> _Problem requirements_
Omit pictures and quote the listing below line by line, from its start through the line that holds "color: '#333', width: 2".

— BEGIN Dataset excerpt —

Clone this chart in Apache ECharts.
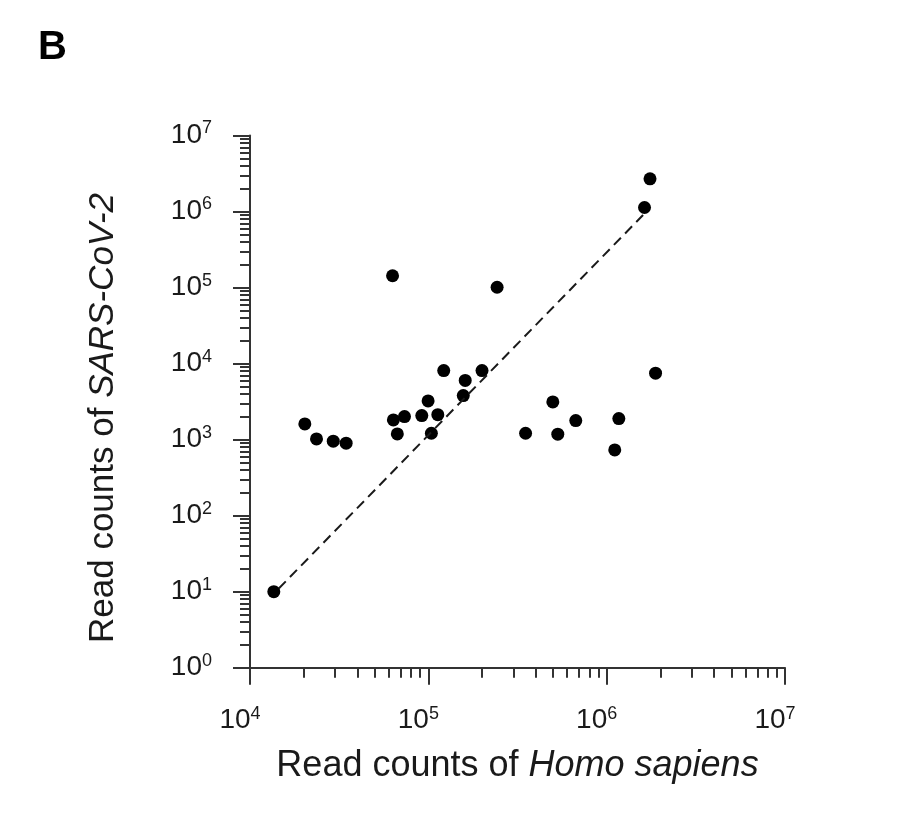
<!DOCTYPE html>
<html>
<head>
<meta charset="utf-8">
<script src="https://cdn.jsdelivr.net/npm/echarts@6/dist/echarts.min.js"></script>
<style>
  html, body { margin: 0; padding: 0; background: #fff; }
  #main { width: 900px; height: 830px; }
</style>
</head>
<body>
<div id="main"></div>
<script>
// read counts per sample (x: Homo sapiens, y: SARS-CoV-2)
const hsReads = [
  1.36e4, 2.03e4, 2.36e4, 2.93e4, 3.46e4, 6.37e4, 6.7e4, 7.35e4, 9.19e4,
  9.97e4, 1.13e5, 1.04e5, 1.57e5, 1.61e5, 1.22e5, 2.0e5, 6.3e4, 2.43e5,
  1.75e6, 1.63e6, 1.88e6, 4.99e5, 6.71e5, 1.17e6, 3.51e5, 5.32e5, 1.11e6
];
const covReads = [
  10, 1610, 1020, 953, 897, 1816, 1188, 2010, 2070,
  3230, 2130, 1213, 3790, 6000, 8090, 8090, 1.43e5, 1.01e5,
  2.69e6, 1.13e6, 7480, 3130, 1778, 1890, 1213, 1178, 732
];
// dashed trend line end points
const fitX = [1.45e4, 1.6e6];
const fitY = [11, 9.0e5];

const xDecades = [1e4, 1e5, 1e6, 1e7];
const yDecades = [1, 10, 1e2, 1e3, 1e4, 1e5, 1e6, 1e7];

function minorValues(decades) {
  const out = [];
  for (let i = 0; i < decades.length - 1; i++) {
    for (let k = 2; k <= 9; k++) out.push(decades[i] * k);
  }
  return out;
}

const labelRich = {
  b: { fontSize: 28, fontFamily: 'Liberation Sans', color: '#1a1a1a' },
  s: { fontSize: 18, fontFamily: 'Liberation Sans', color: '#1a1a1a', padding: [0, 0, 14, 0] }
};
const powLabel = v => '{b|10}{s|' + Math.round(Math.log10(v)) + '}';

const lineStyle = { color: '#333', width: 2 };

const chart = echarts.init(document.getElementById('main'));
chart.setOption({
  animation: false,
  grid: { left: 250, right: 115, top: 135.5, bottom: 162.3 },
  xAxis: [
    {
      type: 'log', min: 1e4, max: 1e7,
      axisLine: { lineStyle: lineStyle },
      axisTick: { customValues: xDecades, length: 17, lineStyle: lineStyle },
      axisLabel: { customValues: xDecades, formatter: powLabel, rich: labelRich, margin: 37, padding: [0, 20, 0, 0] },
      splitLine: { show: false }
    },
    {
      type: 'log', min: 1e4, max: 1e7, position: 'bottom',
      axisLine: { show: false },
      axisTick: { customValues: minorValues(xDecades), length: 10, lineStyle: lineStyle },
      axisLabel: { show: false },
      splitLine: { show: false }
    }
  ],
  yAxis: [
    {
      type: 'log', min: 1, max: 1e7,
      axisLine: { lineStyle: lineStyle },
      axisTick: { customValues: yDecades, length: 17, lineStyle: lineStyle },
      axisLabel: { customValues: yDecades, formatter: powLabel, rich: labelRich, margin: 38 },
      splitLine: { show: false }
    },
    {
      type: 'log', min: 1, max: 1e7, position: 'left',
      axisLine: { show: false },
      axisTick: { customValues: minorValues(yDecades), length: 10, lineStyle: lineStyle },
      axisLabel: { show: false },
      splitLine: { show: false }
    }
  ],
  series: [
    {
      type: 'line',
      data: fitX.map((x, i) => [x, fitY[i]]),
      symbol: 'none',
      lineStyle: { color: '#1a1a1a', width: 2, type: [10, 6] },
      silent: true
    },
    {
      type: 'scatter',
      data: hsReads.map((x, i) => [x, covReads[i]]),
      symbolSize: 13,
      itemStyle: { color: '#000', opacity: 1 }
    }
  ],
  graphic: [
    {
      type: 'text', x: 38, y: 47.5,
      style: { text: 'B', fontSize: 40, fontWeight: 'bold', fontFamily: 'Liberation Sans', fill: '#000', verticalAlign: 'middle' }
    },
    {
      type: 'text', x: 517.5, y: 766,
      style: {
        text: '{n|Read counts of }{i|Homo sapiens}',
        align: 'center', verticalAlign: 'middle',
        rich: {
          n: { fontSize: 36, fontFamily: 'Liberation Sans', fill: '#1a1a1a' },
          i: { fontSize: 36, fontFamily: 'Liberation Sans', fontStyle: 'italic', fill: '#1a1a1a' }
        }
      }
    },
    {
      type: 'text', x: 103, y: 418, rotation: Math.PI / 2,
      style: {
        text: '{n|Read counts of }{i|SARS-CoV-2}',
        align: 'center', verticalAlign: 'middle',
        rich: {
          n: { fontSize: 35, fontFamily: 'Liberation Sans', fill: '#1a1a1a' },
          i: { fontSize: 35, fontFamily: 'Liberation Sans', fontStyle: 'italic', fill: '#1a1a1a' }
        }
      }
    }
  ]
});
</script>
</body>
</html>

— END Dataset excerpt —

> _Final result_
Clone this chart in Apache ECharts.
<!DOCTYPE html>
<html>
<head>
<meta charset="utf-8">
<script src="https://cdn.jsdelivr.net/npm/echarts@6/dist/echarts.min.js"></script>
<style>
  html, body { margin: 0; padding: 0; background: #fff; }
  #main { width: 900px; height: 830px; }
</style>
</head>
<body>
<div id="main"></div>
<script>
// read counts per sample (x: Homo sapiens, y: SARS-CoV-2)
const hsReads = [
  1.36e4, 2.03e4, 2.36e4, 2.93e4, 3.46e4, 6.37e4, 6.7e4, 7.35e4, 9.19e4,
  9.97e4, 1.13e5, 1.04e5, 1.57e5, 1.61e5, 1.22e5, 2.0e5, 6.3e4, 2.43e5,
  1.75e6, 1.63e6, 1.88e6, 4.99e5, 6.71e5, 1.17e6, 3.51e5, 5.32e5, 1.11e6
];
const covReads = [
  10, 1610, 1020, 953, 897, 1816, 1188, 2010, 2070,
  3230, 2130, 1213, 3790, 6000, 8090, 8090, 1.43e5, 1.01e5,
  2.69e6, 1.13e6, 7480, 3130, 1778, 1890, 1213, 1178, 732
];
// dashed trend line end points
const fitX = [1.45e4, 1.6e6];
const fitY = [11, 9.0e5];

const xDecades = [1e4, 1e5, 1e6, 1e7];
const yDecades = [1, 10, 1e2, 1e3, 1e4, 1e5, 1e6, 1e7];

function minorValues(decades) {
  const out = [];
  for (let i = 0; i < decades.length - 1; i++) {
    for (let k = 2; k <= 9; k++) out.push(decades[i] * k);
  }
  return out;
}

const labelRich = {
  b: { fontSize: 28, fontFamily: 'Liberation Sans', color: '#1a1a1a' },
  s: { fontSize: 18, fontFamily: 'Liberation Sans', color: '#1a1a1a', padding: [0, 0, 14, 0] }
};
const powLabel = v => '{b|10}{s|' + Math.round(Math.log10(v)) + '}';

const lineStyle = { color: '#333', width: 2 };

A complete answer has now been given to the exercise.